**Problem details:**
Omit all images. Transcribe the rest of the material below exactly.
— BEGIN Collected data —
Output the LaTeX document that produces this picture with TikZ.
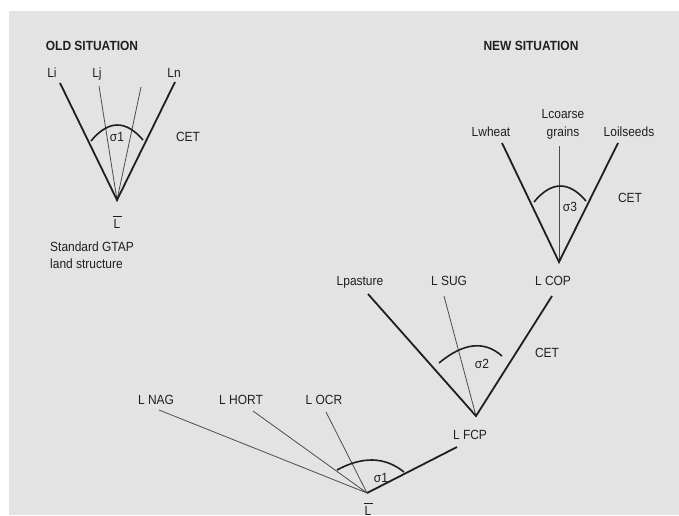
\documentclass[tikz,border=0pt]{standalone}
\usepackage{fontspec}
\setmainfont{Liberation Sans}[FakeStretch=0.9]
% L with a bar over it (total land endowment)
\newcommand\barL{\vbox{\hrule width 9pt height 1.3pt\kern 2pt\hbox to 9pt{\hss L\hss}}}
\begin{document}
\begin{tikzpicture}[x=1pt,y=-1pt,
  lbl/.style={inner sep=0pt,anchor=base,text=black!88,font=\fontsize{13.3}{15}\selectfont},
  ttl/.style={lbl,font=\fontsize{13.3}{15}\selectfont\bfseries},
  main/.style={line width=1.8pt,draw=black!88},
  minor/.style={line width=0.8pt,draw=black!70},
  elast/.style={line width=1.6pt,draw=black!88}]
\useasboundingbox (0,0) rectangle (679,515);
\clip (0,0) rectangle (679,515);
\fill[fill=black!11] (9,11) rectangle (679,515);

% ---------------- old structure ----------------
\node[ttl] (oldt) at (92,50) {OLD SITUATION};
\node[lbl] (li) at (52,77.5) {Li};
\node[lbl] (lj) at (97,77.5) {Lj};
\node[lbl] (ln) at (174,77.5) {Ln};
\coordinate (oapex) at (117,200);
\coordinate (oi) at (60,83);
\coordinate (oj) at (99,86);
\coordinate (ok) at (141,87);
\coordinate (on) at (175,82);
\draw[minor] (oj) -- (oapex) -- (ok);
\draw[main] (oi) -- (oapex) -- (on);
\draw[elast] (91,141) .. controls (108.3,120) and (125.7,119.7) .. (143,140);
\node[lbl] (os1) at (117,141.5) {σ1};
\node[lbl] (ocet) at (188,141) {CET};
\node[lbl] (olbar) at (117,228) {\barL};
\node[lbl,anchor=base west,align=left] (gtap) at (50,268) {Standard GTAP\\[2pt]land structure};

% ---------------- new structure ----------------
\node[ttl] (newt) at (531,50) {NEW SITUATION};

% top nest: crops
\node[lbl] (wheat) at (491,136) {Lwheat};
\node[lbl] (coarse1) at (563,118) {Lcoarse};
\node[lbl] (coarse2) at (563,136) {grains};
\node[lbl] (oils) at (629,136) {Loilseeds};
\coordinate (cop) at (559,262);
\coordinate (cw) at (502,143);
\coordinate (cc) at (559,146);
\coordinate (co) at (618,143);
\draw[minor] (cc) -- (cop);
\draw[main] (cw) -- (cop) -- (co);
\draw[elast] (534,202) .. controls (551.3,181) and (568.7,180.7) .. (586,201);
\node[lbl] (s3) at (570,211) {σ3};
\node[lbl] (cet3) at (630,202) {CET};
\node[lbl] (lcop) at (553,285) {L COP};

% middle nest: field crops and pasture
\node[lbl] (past) at (360,285) {Lpasture};
\node[lbl] (sug) at (449,285) {L SUG};
\coordinate (fcp) at (476,416);
\coordinate (fp) at (368,294);
\coordinate (fs) at (444,296);
\coordinate (fc) at (552,296);
\draw[minor] (fs) -- (fcp);
\draw[main] (fp) -- (fcp) -- (fc);
\draw[elast] (439,363) .. controls (463.3,342.7) and (484.3,340.3) .. (502,356);
\node[lbl] (s2) at (482,368) {σ2};
\node[lbl] (cet2) at (547,357) {CET};
\node[lbl] (lfcp) at (470,439) {L FCP};

% bottom nest: total land
\node[lbl] (nag) at (156,404) {L NAG};
\node[lbl] (hort) at (241,404) {L HORT};
\node[lbl] (ocr) at (324,404) {L OCR};
\coordinate (tot) at (367,493);
\coordinate (tn) at (159,410);
\coordinate (th) at (253,411);
\coordinate (to) at (326,412);
\coordinate (tf) at (457,447);
\draw[minor] (tn) -- (tot) (th) -- (tot) (to) -- (tot);
\draw[main] (tot) -- (tf);
\draw[elast] (337,470) .. controls (362.7,456) and (385,456.7) .. (404,472);
\node[lbl] (s1) at (381,482) {σ1};
\node[lbl] (nlbar) at (368,515) {\barL};
\end{tikzpicture}
\end{document}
— END Collected data —
**Response to the task:**
Output the LaTeX document that produces this picture with TikZ.
\documentclass[tikz,border=0pt]{standalone}
\usepackage{fontspec}
\setmainfont{Liberation Sans}[FakeStretch=0.9]
% L with a bar over it (total land endowment)
\newcommand\barL{\vbox{\hrule width 9pt height 1.3pt\kern 2pt\hbox to 9pt{\hss L\hss}}}
\begin{document}
\begin{tikzpicture}[x=1pt,y=-1pt,
  lbl/.style={inner sep=0pt,anchor=base,text=black!88,font=\fontsize{13.3}{15}\selectfont},
  ttl/.style={lbl,font=\fontsize{13.3}{15}\selectfont\bfseries},
  main/.style={line width=1.8pt,draw=black!88},
  minor/.style={line width=0.8pt,draw=black!70},
  elast/.style={line width=1.6pt,draw=black!88}]
\useasboundingbox (0,0) rectangle (679,515);
\clip (0,0) rectangle (679,515);
\fill[fill=black!11] (9,11) rectangle (679,515);

% ---------------- old structure ----------------
\node[ttl] (oldt) at (92,50) {OLD SITUATION};
\node[lbl] (li) at (52,77.5) {Li};
\node[lbl] (lj) at (97,77.5) {Lj};
\node[lbl] (ln) at (174,77.5) {Ln};
\coordinate (oapex) at (117,200);
\coordinate (oi) at (60,83);
\coordinate (oj) at (99,86);
\coordinate (ok) at (141,87);
\coordinate (on) at (175,82);
\draw[minor] (oj) -- (oapex) -- (ok);
\draw[main] (oi) -- (oapex) -- (on);
\draw[elast] (91,141) .. controls (108.3,120) and (125.7,119.7) .. (143,140);
\node[lbl] (os1) at (117,141.5) {σ1};
\node[lbl] (ocet) at (188,141) {CET};
\node[lbl] (olbar) at (117,228) {\barL};
\node[lbl,anchor=base west,align=left] (gtap) at (50,268) {Standard GTAP\\[2pt]land structure};

% ---------------- new structure ----------------
\node[ttl] (newt) at (531,50) {NEW SITUATION};

% top nest: crops
\node[lbl] (wheat) at (491,136) {Lwheat};
\node[lbl] (coarse1) at (563,118) {Lcoarse};
\node[lbl] (coarse2) at (563,136) {grains};
\node[lbl] (oils) at (629,136) {Loilseeds};
\coordinate (cop) at (559,262);
\coordinate (cw) at (502,143);
\coordinate (cc) at (559,146);
\coordinate (co) at (618,143);
\draw[minor] (cc) -- (cop);
\draw[main] (cw) -- (cop) -- (co);
\draw[elast] (534,202) .. controls (551.3,181) and (568.7,180.7) .. (586,201);
\node[lbl] (s3) at (570,211) {σ3};
\node[lbl] (cet3) at (630,202) {CET};
\node[lbl] (lcop) at (553,285) {L COP};

% middle nest: field crops and pasture
\node[lbl] (past) at (360,285) {Lpasture};
\node[lbl] (sug) at (449,285) {L SUG};
\coordinate (fcp) at (476,416);
\coordinate (fp) at (368,294);
\coordinate (fs) at (444,296);
\coordinate (fc) at (552,296);
\draw[minor] (fs) -- (fcp);
\draw[main] (fp) -- (fcp) -- (fc);
\draw[elast] (439,363) .. controls (463.3,342.7) and (484.3,340.3) .. (502,356);
\node[lbl] (s2) at (482,368) {σ2};
\node[lbl] (cet2) at (547,357) {CET};
\node[lbl] (lfcp) at (470,439) {L FCP};

% bottom nest: total land
\node[lbl] (nag) at (156,404) {L NAG};
\node[lbl] (hort) at (241,404) {L HORT};
\node[lbl] (ocr) at (324,404) {L OCR};
\coordinate (tot) at (367,493);
\coordinate (tn) at (159,410);
\coordinate (th) at (253,411);
\coordinate (to) at (326,412);
\coordinate (tf) at (457,447);
\draw[minor] (tn) -- (tot) (th) -- (tot) (to) -- (tot);
\draw[main] (tot) -- (tf);
\draw[elast] (337,470) .. controls (362.7,456) and (385,456.7) .. (404,472);
\node[lbl] (s1) at (381,482) {σ1};
\node[lbl] (nlbar) at (368,515) {\barL};
\end{tikzpicture}
\end{document}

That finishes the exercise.